Repeat each entry word for word. Leave any images out of the copy.

>> BEGIN Given records

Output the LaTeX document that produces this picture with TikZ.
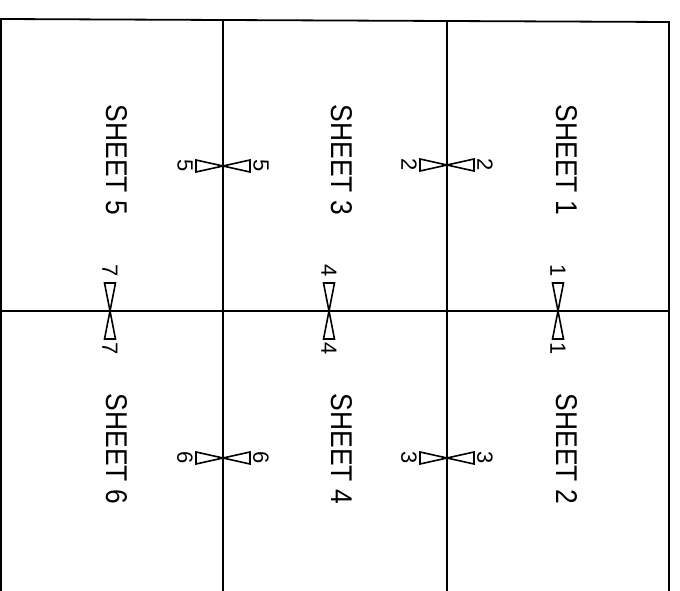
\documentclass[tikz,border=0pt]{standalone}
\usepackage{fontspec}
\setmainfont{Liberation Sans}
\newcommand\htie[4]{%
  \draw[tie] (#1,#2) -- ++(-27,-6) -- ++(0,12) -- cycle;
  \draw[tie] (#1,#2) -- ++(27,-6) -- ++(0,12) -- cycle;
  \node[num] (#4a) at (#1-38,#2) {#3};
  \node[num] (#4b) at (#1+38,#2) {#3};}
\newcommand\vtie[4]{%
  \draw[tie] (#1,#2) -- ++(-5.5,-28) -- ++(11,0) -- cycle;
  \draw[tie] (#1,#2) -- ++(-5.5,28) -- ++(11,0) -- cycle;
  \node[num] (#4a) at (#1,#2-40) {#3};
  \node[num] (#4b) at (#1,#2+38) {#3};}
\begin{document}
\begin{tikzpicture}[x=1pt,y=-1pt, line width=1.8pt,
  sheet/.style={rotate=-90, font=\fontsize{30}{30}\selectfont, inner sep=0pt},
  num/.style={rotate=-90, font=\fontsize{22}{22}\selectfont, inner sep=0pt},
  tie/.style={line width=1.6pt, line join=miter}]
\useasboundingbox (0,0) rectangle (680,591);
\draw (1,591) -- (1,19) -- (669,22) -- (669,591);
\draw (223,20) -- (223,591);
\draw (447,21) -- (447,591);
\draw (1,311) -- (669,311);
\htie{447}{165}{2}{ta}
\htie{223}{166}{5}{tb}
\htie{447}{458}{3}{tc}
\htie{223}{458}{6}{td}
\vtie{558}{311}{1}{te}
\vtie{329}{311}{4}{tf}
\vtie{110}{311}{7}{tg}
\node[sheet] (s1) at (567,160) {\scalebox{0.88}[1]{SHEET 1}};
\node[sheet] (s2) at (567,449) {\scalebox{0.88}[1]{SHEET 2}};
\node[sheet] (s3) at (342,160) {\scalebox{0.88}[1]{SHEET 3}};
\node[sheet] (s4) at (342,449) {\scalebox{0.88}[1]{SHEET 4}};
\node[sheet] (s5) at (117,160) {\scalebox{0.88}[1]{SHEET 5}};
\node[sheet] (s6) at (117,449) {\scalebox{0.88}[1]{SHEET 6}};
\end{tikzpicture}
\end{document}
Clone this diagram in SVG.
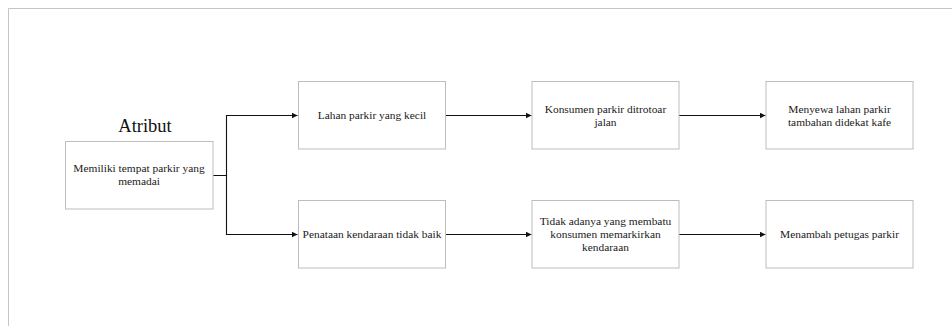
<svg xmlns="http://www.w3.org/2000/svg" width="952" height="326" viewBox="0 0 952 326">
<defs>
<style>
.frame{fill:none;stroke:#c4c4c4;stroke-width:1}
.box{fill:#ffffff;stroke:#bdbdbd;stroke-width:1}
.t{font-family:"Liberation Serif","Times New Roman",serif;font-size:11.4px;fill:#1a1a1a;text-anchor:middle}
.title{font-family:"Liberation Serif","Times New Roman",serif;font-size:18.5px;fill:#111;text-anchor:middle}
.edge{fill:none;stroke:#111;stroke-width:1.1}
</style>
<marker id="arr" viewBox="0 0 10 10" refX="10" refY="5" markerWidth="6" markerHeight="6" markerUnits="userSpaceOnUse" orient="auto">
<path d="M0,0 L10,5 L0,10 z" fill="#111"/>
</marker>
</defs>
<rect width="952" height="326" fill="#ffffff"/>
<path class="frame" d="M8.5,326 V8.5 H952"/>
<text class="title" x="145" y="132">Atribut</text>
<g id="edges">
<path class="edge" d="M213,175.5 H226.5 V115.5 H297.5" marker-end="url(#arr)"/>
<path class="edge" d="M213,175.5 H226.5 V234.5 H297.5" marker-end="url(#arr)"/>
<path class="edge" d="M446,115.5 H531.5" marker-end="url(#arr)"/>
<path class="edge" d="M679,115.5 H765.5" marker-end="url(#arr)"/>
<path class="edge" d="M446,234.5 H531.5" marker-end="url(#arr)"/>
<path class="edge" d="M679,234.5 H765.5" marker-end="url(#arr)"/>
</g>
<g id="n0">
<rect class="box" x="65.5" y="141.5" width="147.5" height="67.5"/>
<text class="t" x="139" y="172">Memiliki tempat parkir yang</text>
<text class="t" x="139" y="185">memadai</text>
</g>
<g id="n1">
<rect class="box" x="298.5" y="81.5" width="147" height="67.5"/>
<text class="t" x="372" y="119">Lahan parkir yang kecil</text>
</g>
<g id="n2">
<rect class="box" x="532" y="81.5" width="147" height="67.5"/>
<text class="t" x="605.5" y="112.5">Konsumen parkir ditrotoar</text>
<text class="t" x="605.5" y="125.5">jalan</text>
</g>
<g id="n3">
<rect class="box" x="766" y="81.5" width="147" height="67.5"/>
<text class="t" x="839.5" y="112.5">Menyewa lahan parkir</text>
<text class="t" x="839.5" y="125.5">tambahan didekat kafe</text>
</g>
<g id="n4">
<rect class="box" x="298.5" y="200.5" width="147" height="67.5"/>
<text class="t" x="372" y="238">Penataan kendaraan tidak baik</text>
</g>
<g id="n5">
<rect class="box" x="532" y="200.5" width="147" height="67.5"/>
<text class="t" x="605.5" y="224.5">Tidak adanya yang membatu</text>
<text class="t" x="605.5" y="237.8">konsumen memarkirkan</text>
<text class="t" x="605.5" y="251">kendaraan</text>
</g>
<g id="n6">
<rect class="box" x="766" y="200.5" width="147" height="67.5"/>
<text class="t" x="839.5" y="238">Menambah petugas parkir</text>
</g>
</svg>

>> END Given records

Exercise solution:
Output the LaTeX document that produces this picture with TikZ.
\documentclass[tikz,border=0pt]{standalone}
\usepackage{fontspec}
\setmainfont{Liberation Sans}
\newcommand\htie[4]{%
  \draw[tie] (#1,#2) -- ++(-27,-6) -- ++(0,12) -- cycle;
  \draw[tie] (#1,#2) -- ++(27,-6) -- ++(0,12) -- cycle;
  \node[num] (#4a) at (#1-38,#2) {#3};
  \node[num] (#4b) at (#1+38,#2) {#3};}
\newcommand\vtie[4]{%
  \draw[tie] (#1,#2) -- ++(-5.5,-28) -- ++(11,0) -- cycle;
  \draw[tie] (#1,#2) -- ++(-5.5,28) -- ++(11,0) -- cycle;
  \node[num] (#4a) at (#1,#2-40) {#3};
  \node[num] (#4b) at (#1,#2+38) {#3};}
\begin{document}
\begin{tikzpicture}[x=1pt,y=-1pt, line width=1.8pt,
  sheet/.style={rotate=-90, font=\fontsize{30}{30}\selectfont, inner sep=0pt},
  num/.style={rotate=-90, font=\fontsize{22}{22}\selectfont, inner sep=0pt},
  tie/.style={line width=1.6pt, line join=miter}]
\useasboundingbox (0,0) rectangle (680,591);
\draw (1,591) -- (1,19) -- (669,22) -- (669,591);
\draw (223,20) -- (223,591);
\draw (447,21) -- (447,591);
\draw (1,311) -- (669,311);
\htie{447}{165}{2}{ta}
\htie{223}{166}{5}{tb}
\htie{447}{458}{3}{tc}
\htie{223}{458}{6}{td}
\vtie{558}{311}{1}{te}
\vtie{329}{311}{4}{tf}
\vtie{110}{311}{7}{tg}
\node[sheet] (s1) at (567,160) {\scalebox{0.88}[1]{SHEET 1}};
\node[sheet] (s2) at (567,449) {\scalebox{0.88}[1]{SHEET 2}};
\node[sheet] (s3) at (342,160) {\scalebox{0.88}[1]{SHEET 3}};
\node[sheet] (s4) at (342,449) {\scalebox{0.88}[1]{SHEET 4}};
\node[sheet] (s5) at (117,160) {\scalebox{0.88}[1]{SHEET 5}};
\node[sheet] (s6) at (117,449) {\scalebox{0.88}[1]{SHEET 6}};
\end{tikzpicture}
\end{document}
Clone this diagram in SVG.
<svg xmlns="http://www.w3.org/2000/svg" width="952" height="326" viewBox="0 0 952 326">
<defs>
<style>
.frame{fill:none;stroke:#c4c4c4;stroke-width:1}
.box{fill:#ffffff;stroke:#bdbdbd;stroke-width:1}
.t{font-family:"Liberation Serif","Times New Roman",serif;font-size:11.4px;fill:#1a1a1a;text-anchor:middle}
.title{font-family:"Liberation Serif","Times New Roman",serif;font-size:18.5px;fill:#111;text-anchor:middle}
.edge{fill:none;stroke:#111;stroke-width:1.1}
</style>
<marker id="arr" viewBox="0 0 10 10" refX="10" refY="5" markerWidth="6" markerHeight="6" markerUnits="userSpaceOnUse" orient="auto">
<path d="M0,0 L10,5 L0,10 z" fill="#111"/>
</marker>
</defs>
<rect width="952" height="326" fill="#ffffff"/>
<path class="frame" d="M8.5,326 V8.5 H952"/>
<text class="title" x="145" y="132">Atribut</text>
<g id="edges">
<path class="edge" d="M213,175.5 H226.5 V115.5 H297.5" marker-end="url(#arr)"/>
<path class="edge" d="M213,175.5 H226.5 V234.5 H297.5" marker-end="url(#arr)"/>
<path class="edge" d="M446,115.5 H531.5" marker-end="url(#arr)"/>
<path class="edge" d="M679,115.5 H765.5" marker-end="url(#arr)"/>
<path class="edge" d="M446,234.5 H531.5" marker-end="url(#arr)"/>
<path class="edge" d="M679,234.5 H765.5" marker-end="url(#arr)"/>
</g>
<g id="n0">
<rect class="box" x="65.5" y="141.5" width="147.5" height="67.5"/>
<text class="t" x="139" y="172">Memiliki tempat parkir yang</text>
<text class="t" x="139" y="185">memadai</text>
</g>
<g id="n1">
<rect class="box" x="298.5" y="81.5" width="147" height="67.5"/>
<text class="t" x="372" y="119">Lahan parkir yang kecil</text>
</g>
<g id="n2">
<rect class="box" x="532" y="81.5" width="147" height="67.5"/>
<text class="t" x="605.5" y="112.5">Konsumen parkir ditrotoar</text>
<text class="t" x="605.5" y="125.5">jalan</text>
</g>
<g id="n3">
<rect class="box" x="766" y="81.5" width="147" height="67.5"/>
<text class="t" x="839.5" y="112.5">Menyewa lahan parkir</text>
<text class="t" x="839.5" y="125.5">tambahan didekat kafe</text>
</g>
<g id="n4">
<rect class="box" x="298.5" y="200.5" width="147" height="67.5"/>
<text class="t" x="372" y="238">Penataan kendaraan tidak baik</text>
</g>
<g id="n5">
<rect class="box" x="532" y="200.5" width="147" height="67.5"/>
<text class="t" x="605.5" y="224.5">Tidak adanya yang membatu</text>
<text class="t" x="605.5" y="237.8">konsumen memarkirkan</text>
<text class="t" x="605.5" y="251">kendaraan</text>
</g>
<g id="n6">
<rect class="box" x="766" y="200.5" width="147" height="67.5"/>
<text class="t" x="839.5" y="238">Menambah petugas parkir</text>
</g>
</svg>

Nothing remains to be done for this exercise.